Proton Up Down Up (-1 x +1 x -1 = +1)

Neutron Down Up Down (+1 x -1 x +1 = -1) 

This model uses the pairing of +1 and -1 to give a consistent charge with positron and electron and therefore maintains charge parity. 

The Neutron in the Standard model of physics has an overall charge of 0 and in my SUSY inversion model, I introduce positrons +1, to cancel out the neutron's -1 charge to get an overall charge of 0. So, the proton +1 and electron -1 are mirror symmetry partners of the neutron -1 and positron -1. This model corrects the Baryonic asymmetry issue and identifies the missing antimatter. It is merely a logical model that does not require measurements to be made. 

We already know that the current model fails because it cannot identify 95% of the universe. This approach identifies the missing 95% of the universe. See the pages on dark matter (DM) and dark energy (DE). 

There are some interesting follow-on consequences of this model. One can understand these if you consider a new starting geometry for the T0 time before the beginning of the universe.
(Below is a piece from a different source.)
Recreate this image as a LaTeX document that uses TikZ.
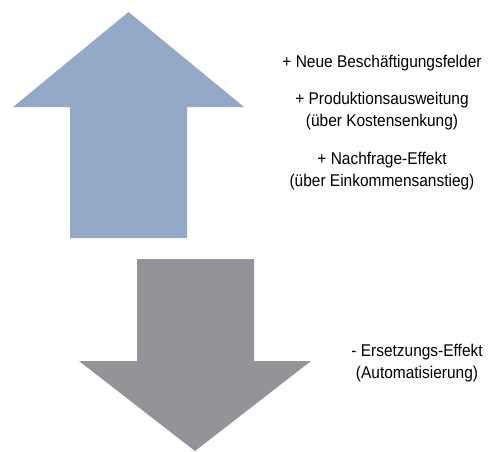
\documentclass[tikz,border=0pt]{standalone}
\usepackage{fontspec}
\setmainfont[FakeStretch=0.91]{Liberation Sans}
\definecolor{upblue}{HTML}{94A8C8}
\definecolor{downgray}{HTML}{939497}
\begin{document}
\begin{tikzpicture}
            [x=1pt,y=-1pt,every node/.style={anchor=base,inner sep=0pt,font=\fontsize{17}{21}\selectfont}]
            \useasboundingbox (0, 0) rectangle (489, 451);
            % up arrow
            \fill[upblue] (128.5, 12) -- (244, 107) -- (187, 107) -- (187, 238) -- (70, 238) -- (70, 107) -- (13, 107) -- cycle;
            % down arrow
            \fill[downgray] (137, 259) -- (254, 259) -- (254, 361) -- (311, 361) -- (195, 451) -- (79, 361) -- (137, 361) -- cycle;
            \node (neue) at (382, 67) {+ Neue Besch\"aftigungsfelder};
            \node (prod) at (382, 104) {+ Produktionsausweitung};
            \node (kosten) at (382, 126) {(\"uber Kostensenkung)};
            \node (nachfrage) at (382, 164) {+ Nachfrage-Effekt};
            \node (einkommen) at (382, 186) {(\"uber Einkommensanstieg)};
            \node (ersetz) at (417, 356) {- Ersetzungs-Effekt};
            \node (autom) at (417, 378) {(Automatisierung)};
        \end{tikzpicture}
\end{document}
Also, we know that the neutron is larger than the proton. We also know that the neutron decays into a proton and an electron and the antineutrino. The neutron is not stable and the potential reason for this is the presence of the positron. The inversion model suggests that the electron has a positive charge on its inside surface and a negative charge on the outside surface. The positron has a positive charge on its outside surface and a negative charge on the inside surface. Having such a model allows the interchange of charge from the inside and the outside through the inversion of the electron into the singularity within the atom. The inversion event occurs through beta plus and beta minus decay where the positron becomes the quark of the opposite charge. The electron becomes the quark of the opposite charge. 

Again, this model suggests that the singularity within the atom in 1/c^2 gives an atom the ability to invert charge and create quarks out of positrons and electrons. The role of quarks, hadrons, gluons and mesons will be explored on another page.